# No Hard drive detection iMac G3



## sunseeker21 (Jan 18, 2010)

Hello! 

I'm new here, and I'm new with Mac too. But I really need some help!

A friend of mine just bought a iMac G3 (lime), without knowing any technical specs (we don't know year, type, nor ram, hdd, processor... nothing!) 

The guys from which he bought it told us that the Mac OS was uninstalled.
So we tried to install a OS (after asking around which OS was better, many told us Mac OS 10.2, but I don't really know):
so after several attempts to install the OS, the installation process failed at the same point: detecting the hdd. As I run the cd-live installation, when the iMac tries to detect the hardware disk, it doesn't find it! When it asks me to select the volume in which I would like to install the OS, there is nothing in the list to select!!

I can't figure out what's wrong with the Mac! It sounds strange to me to sell a Mac without hdd!! They would have told us, right?

I have been searching through other threads here on this forum, there are many similar to mine, but the solutions aren't the right ones for me!

Can anyone help me please!!! It's almost a week that I'm trying to install an OS on this iMac, and I'm a little bit short of ideas right now (and a little bit desperate too!!!!)

Thank you in advance!!  
(if this thread is not in the right place, please let me know, I'll remove it immediately!)


----------



## DeltaMac (Jan 18, 2010)

The hard drive could be unformatted, so:
boot to your choice of OS X installer disk, where you will get to the screen that stops you - (Choose the drive).. On that screen, choose the Utilities menu, or the Installer menu on an older system like 10.2. Select Disk Utility from that menu, and click on the hard drive, which should be listed in the Disk Utility menu.

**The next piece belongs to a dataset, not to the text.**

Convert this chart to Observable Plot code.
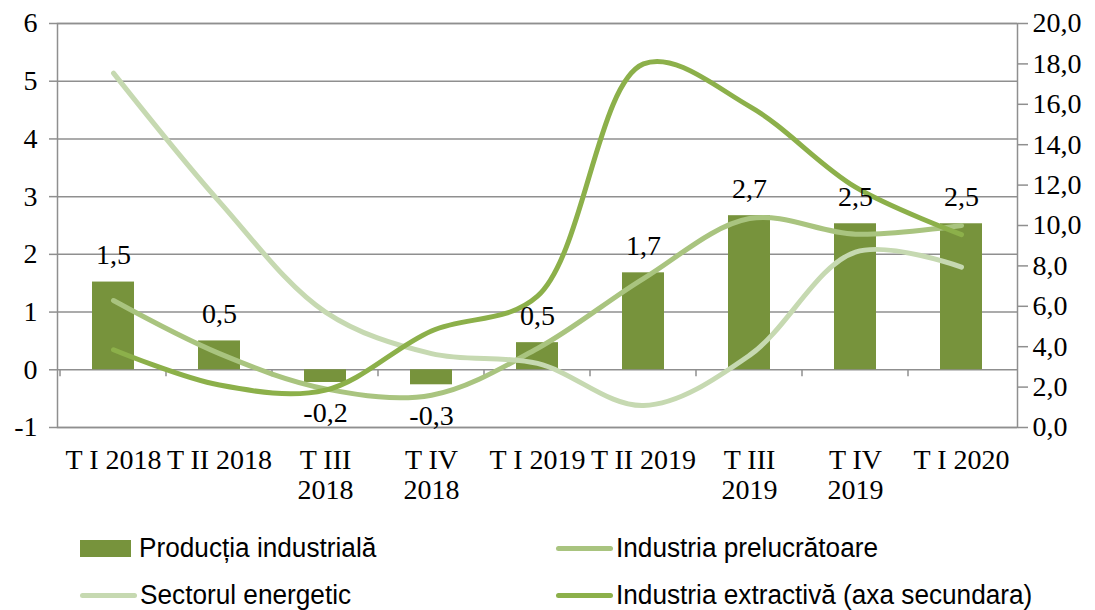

Choose the line that has the manufacturer's info, such as part number, and drive size. Click the Erase button.
Enter a name if you like, and Click the Erase button. The erase task will take a few seconds.
 When that finishes, Quit Disk Utility, which will take you back to the drive select screen. Make sure the drive is then selected, and continue on with the install.
Come back if you have problems with that.


----------



## sunseeker21 (Jan 19, 2010)

Thank you for your help!!

I've done exactly what you told me to do, but when I open the Disk Utility Menu,  there is only the cd drive, and nothing else! I really think there are no hard drives in this iMac, but is it possible? 

Are there other ways to detect the hdd, maybe from the Open Firmware?

Thank you very much again for your help!


----------



## DeltaMac (Jan 19, 2010)

If Disk Utility does not show your hard drive at all, then it's very possible that the hard drive is dead (or, in your case, completely gone/not installed) The only way to make sure, is to open the case, and look. You would need to do that anyway, as the hard drive (existing or not) will need to be replaced.
There's good instructions for that at www.ifixit.com
http://www.ifixit.com/Guide/Repair/Installing-iMac-G3-Model-M4984-Hard-Drive/1563/1


----------